### To be done
Repeat, exactly and only, the lines from the beginning of the data through the line with "import numpy as np". Pictures are left out.

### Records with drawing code
>> START
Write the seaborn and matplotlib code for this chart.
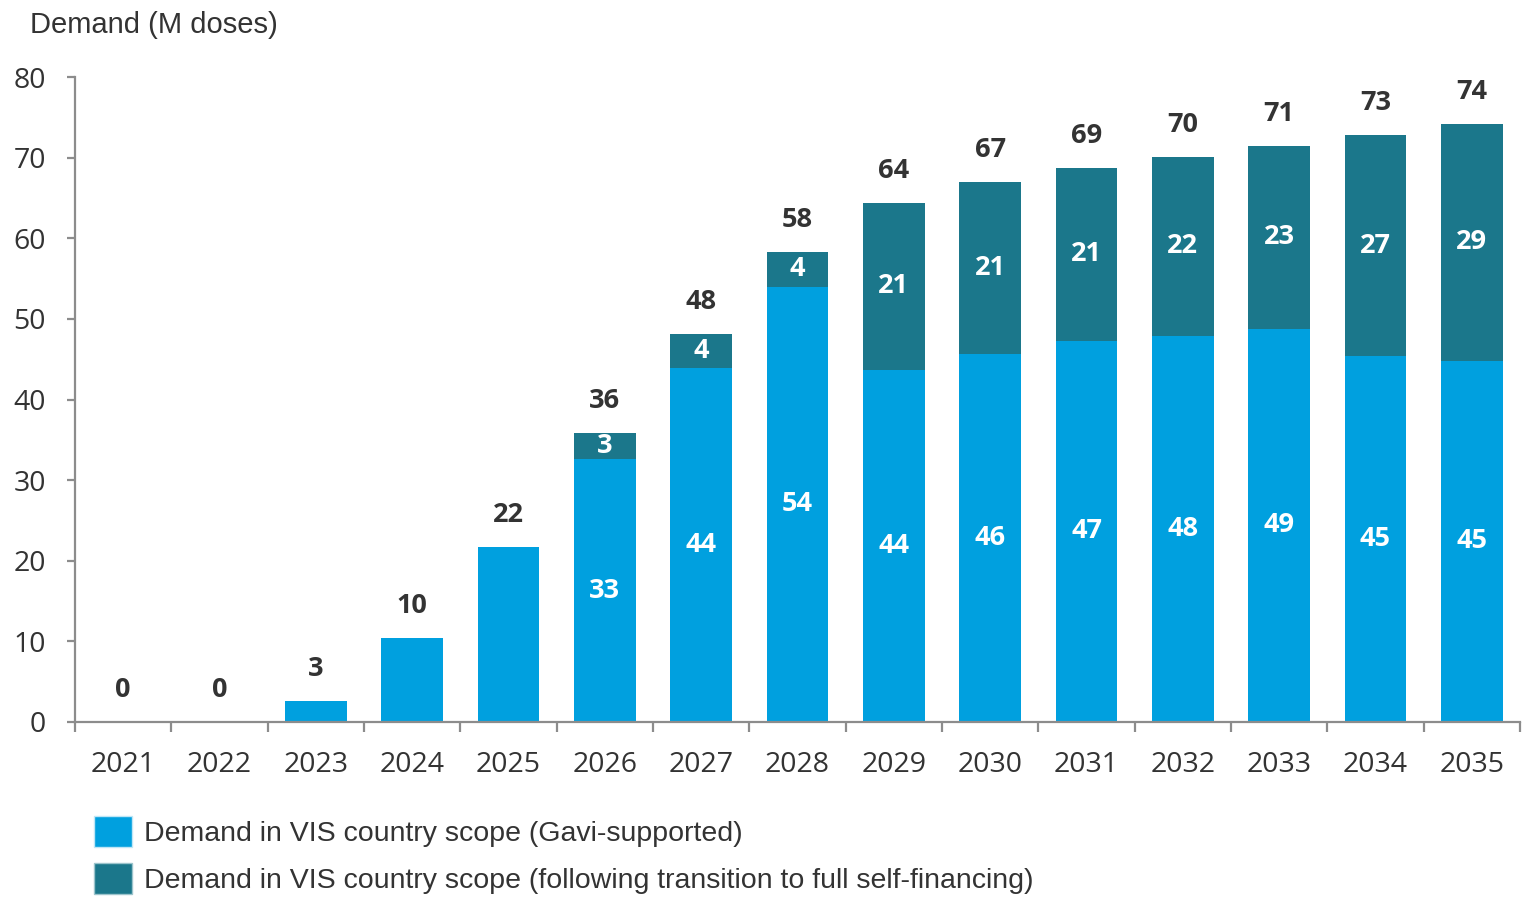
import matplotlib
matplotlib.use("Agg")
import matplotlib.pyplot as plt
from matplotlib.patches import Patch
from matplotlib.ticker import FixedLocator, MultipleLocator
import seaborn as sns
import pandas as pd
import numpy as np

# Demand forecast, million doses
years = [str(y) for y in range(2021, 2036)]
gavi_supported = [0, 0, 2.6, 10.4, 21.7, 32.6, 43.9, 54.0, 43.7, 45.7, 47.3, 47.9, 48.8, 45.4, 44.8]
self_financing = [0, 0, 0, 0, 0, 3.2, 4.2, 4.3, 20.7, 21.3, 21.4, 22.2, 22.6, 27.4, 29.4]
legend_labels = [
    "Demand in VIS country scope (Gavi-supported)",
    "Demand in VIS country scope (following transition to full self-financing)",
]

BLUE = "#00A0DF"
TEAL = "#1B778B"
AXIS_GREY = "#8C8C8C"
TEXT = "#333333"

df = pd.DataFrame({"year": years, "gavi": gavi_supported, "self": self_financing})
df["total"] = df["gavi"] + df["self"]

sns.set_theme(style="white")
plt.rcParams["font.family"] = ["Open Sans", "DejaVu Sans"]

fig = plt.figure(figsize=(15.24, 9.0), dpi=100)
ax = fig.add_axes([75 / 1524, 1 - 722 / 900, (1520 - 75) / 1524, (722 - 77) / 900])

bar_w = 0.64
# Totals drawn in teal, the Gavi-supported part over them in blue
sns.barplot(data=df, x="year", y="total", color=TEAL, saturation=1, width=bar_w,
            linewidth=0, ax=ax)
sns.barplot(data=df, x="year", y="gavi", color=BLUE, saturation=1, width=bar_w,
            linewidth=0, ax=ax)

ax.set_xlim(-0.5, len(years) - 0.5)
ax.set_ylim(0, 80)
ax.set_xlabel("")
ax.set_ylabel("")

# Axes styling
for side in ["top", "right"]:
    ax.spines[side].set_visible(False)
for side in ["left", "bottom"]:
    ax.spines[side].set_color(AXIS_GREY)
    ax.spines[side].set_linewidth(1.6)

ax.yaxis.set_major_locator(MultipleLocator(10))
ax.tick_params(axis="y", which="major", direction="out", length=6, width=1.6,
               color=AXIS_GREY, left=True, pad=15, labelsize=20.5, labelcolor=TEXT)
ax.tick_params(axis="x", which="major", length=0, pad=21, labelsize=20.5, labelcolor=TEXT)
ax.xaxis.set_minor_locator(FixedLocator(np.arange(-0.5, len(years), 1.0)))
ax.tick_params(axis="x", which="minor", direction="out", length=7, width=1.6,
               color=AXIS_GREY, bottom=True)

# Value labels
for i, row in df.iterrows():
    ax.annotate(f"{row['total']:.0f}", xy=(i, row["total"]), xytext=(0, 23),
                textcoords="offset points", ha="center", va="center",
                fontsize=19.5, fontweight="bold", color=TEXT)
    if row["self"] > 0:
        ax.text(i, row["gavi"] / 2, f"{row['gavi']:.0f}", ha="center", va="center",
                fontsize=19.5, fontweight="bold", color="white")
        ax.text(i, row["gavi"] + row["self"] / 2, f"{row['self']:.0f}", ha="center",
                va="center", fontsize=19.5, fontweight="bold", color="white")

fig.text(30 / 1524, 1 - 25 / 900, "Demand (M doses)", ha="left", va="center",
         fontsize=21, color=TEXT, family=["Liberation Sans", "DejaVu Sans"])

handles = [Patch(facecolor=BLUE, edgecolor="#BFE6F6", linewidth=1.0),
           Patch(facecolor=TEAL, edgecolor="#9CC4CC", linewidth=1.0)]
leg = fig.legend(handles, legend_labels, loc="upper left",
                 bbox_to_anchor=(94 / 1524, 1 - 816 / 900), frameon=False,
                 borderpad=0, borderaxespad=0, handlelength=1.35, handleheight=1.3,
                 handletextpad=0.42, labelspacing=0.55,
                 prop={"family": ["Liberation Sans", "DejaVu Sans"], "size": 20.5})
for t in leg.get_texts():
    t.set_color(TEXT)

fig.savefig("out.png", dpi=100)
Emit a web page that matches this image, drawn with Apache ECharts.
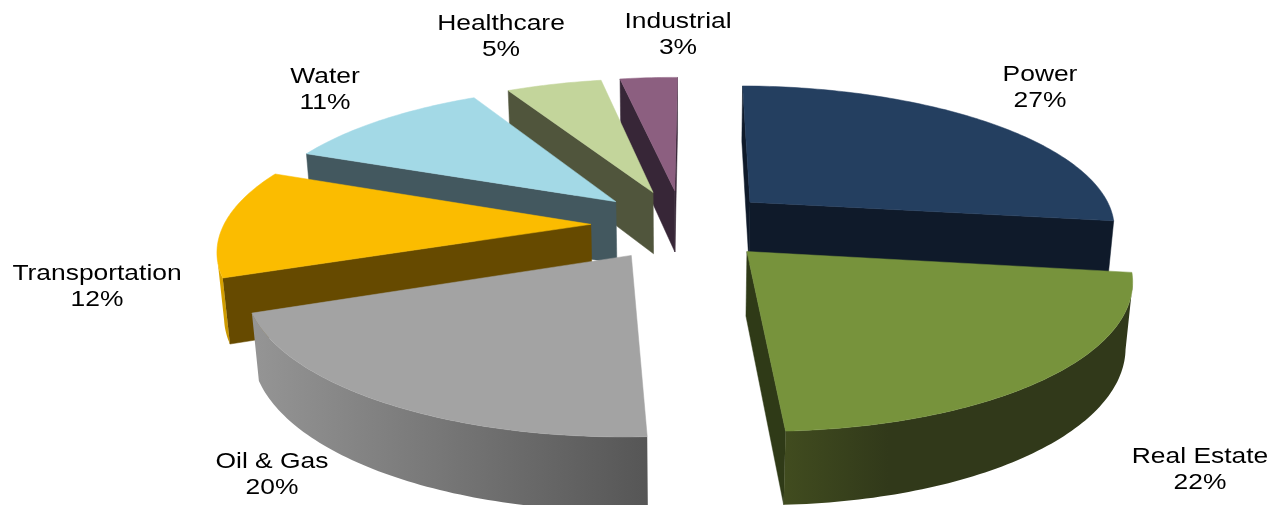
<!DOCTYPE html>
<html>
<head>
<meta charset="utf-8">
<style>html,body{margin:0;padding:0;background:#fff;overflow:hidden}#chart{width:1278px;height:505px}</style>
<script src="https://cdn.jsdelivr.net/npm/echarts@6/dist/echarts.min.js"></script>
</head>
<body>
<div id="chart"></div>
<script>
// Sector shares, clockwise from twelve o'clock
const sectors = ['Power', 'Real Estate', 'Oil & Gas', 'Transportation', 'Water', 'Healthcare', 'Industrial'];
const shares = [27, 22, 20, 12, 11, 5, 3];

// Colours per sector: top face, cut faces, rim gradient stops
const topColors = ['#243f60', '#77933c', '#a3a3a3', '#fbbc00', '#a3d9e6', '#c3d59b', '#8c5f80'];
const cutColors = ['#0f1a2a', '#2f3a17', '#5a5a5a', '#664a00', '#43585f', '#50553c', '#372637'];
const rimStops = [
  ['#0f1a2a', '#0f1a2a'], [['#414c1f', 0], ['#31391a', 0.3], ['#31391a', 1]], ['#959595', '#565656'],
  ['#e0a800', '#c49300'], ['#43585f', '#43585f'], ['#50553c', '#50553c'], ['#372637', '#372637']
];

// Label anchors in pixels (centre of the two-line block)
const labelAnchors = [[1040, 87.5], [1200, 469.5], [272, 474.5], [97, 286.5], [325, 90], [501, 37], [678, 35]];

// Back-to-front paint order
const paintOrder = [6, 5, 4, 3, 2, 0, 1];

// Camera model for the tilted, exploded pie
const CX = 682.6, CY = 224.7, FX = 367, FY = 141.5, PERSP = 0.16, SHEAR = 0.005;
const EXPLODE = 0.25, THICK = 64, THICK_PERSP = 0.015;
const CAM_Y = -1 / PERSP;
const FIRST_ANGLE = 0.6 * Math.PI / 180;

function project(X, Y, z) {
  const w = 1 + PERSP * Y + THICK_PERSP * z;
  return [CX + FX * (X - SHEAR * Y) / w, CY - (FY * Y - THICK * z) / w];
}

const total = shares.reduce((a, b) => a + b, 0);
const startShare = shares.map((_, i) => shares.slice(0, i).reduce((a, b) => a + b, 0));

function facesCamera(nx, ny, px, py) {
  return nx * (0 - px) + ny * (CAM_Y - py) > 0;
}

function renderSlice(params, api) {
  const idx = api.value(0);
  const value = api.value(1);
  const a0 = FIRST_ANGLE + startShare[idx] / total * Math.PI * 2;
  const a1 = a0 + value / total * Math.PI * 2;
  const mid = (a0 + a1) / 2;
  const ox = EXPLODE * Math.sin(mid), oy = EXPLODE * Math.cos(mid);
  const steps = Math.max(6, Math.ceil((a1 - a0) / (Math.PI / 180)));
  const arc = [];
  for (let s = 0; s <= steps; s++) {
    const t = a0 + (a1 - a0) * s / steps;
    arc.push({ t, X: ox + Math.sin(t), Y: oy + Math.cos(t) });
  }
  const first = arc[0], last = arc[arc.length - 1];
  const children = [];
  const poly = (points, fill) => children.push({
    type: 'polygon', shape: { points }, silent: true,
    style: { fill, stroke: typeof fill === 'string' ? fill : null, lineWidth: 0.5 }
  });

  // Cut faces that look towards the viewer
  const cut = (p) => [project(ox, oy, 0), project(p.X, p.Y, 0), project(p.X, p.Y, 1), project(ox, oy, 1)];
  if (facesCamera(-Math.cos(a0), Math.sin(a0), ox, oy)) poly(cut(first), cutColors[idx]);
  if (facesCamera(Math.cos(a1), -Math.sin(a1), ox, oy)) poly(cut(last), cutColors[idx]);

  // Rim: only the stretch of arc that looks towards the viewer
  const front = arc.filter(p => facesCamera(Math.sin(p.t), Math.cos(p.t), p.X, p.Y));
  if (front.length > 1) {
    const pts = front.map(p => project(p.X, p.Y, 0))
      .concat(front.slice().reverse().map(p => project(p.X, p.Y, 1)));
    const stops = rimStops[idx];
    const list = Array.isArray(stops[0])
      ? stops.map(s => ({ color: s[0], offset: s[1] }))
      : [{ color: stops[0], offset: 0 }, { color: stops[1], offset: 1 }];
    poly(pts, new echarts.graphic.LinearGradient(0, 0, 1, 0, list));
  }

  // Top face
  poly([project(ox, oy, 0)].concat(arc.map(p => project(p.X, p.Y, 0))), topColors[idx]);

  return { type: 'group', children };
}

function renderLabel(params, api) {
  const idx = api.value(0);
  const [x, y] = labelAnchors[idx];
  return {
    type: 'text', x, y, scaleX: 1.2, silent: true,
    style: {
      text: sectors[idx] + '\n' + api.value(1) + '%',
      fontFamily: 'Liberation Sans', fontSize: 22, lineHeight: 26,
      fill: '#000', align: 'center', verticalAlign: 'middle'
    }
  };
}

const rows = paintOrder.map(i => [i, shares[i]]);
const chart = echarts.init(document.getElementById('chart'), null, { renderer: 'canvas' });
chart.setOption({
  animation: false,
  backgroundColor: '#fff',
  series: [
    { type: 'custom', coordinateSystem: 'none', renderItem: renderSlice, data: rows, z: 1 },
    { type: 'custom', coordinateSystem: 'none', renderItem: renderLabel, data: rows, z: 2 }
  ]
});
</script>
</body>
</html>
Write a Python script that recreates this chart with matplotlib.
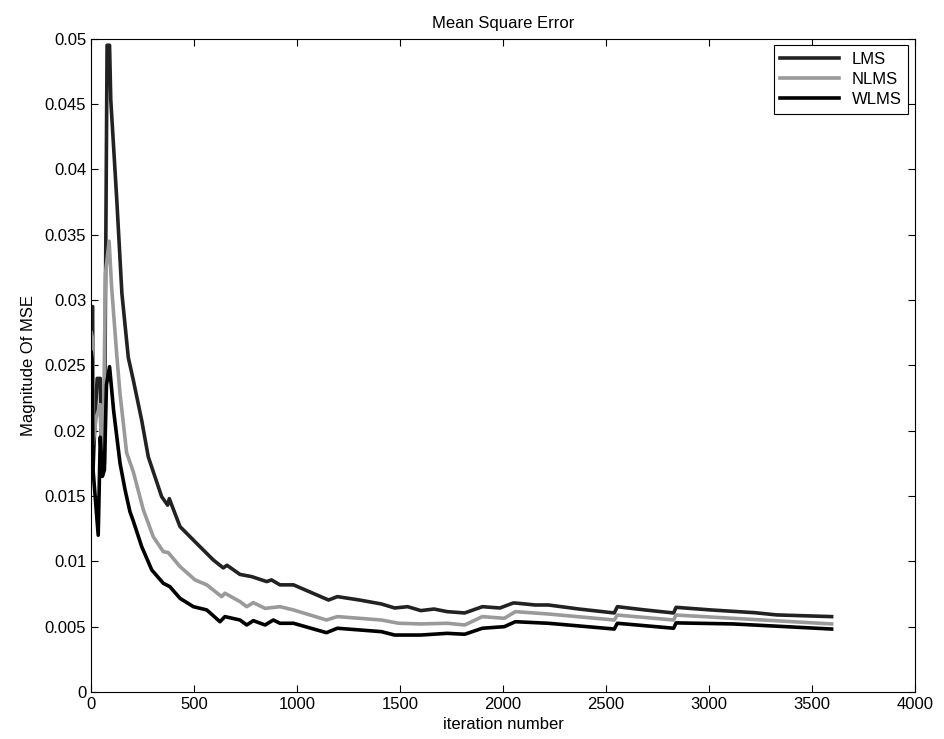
>> END
### Completed task
Write the seaborn and matplotlib code for this chart.
import matplotlib
matplotlib.use("Agg")
import matplotlib.pyplot as plt
from matplotlib.patches import Patch
from matplotlib.ticker import FixedLocator, MultipleLocator
import seaborn as sns
import pandas as pd
import numpy as np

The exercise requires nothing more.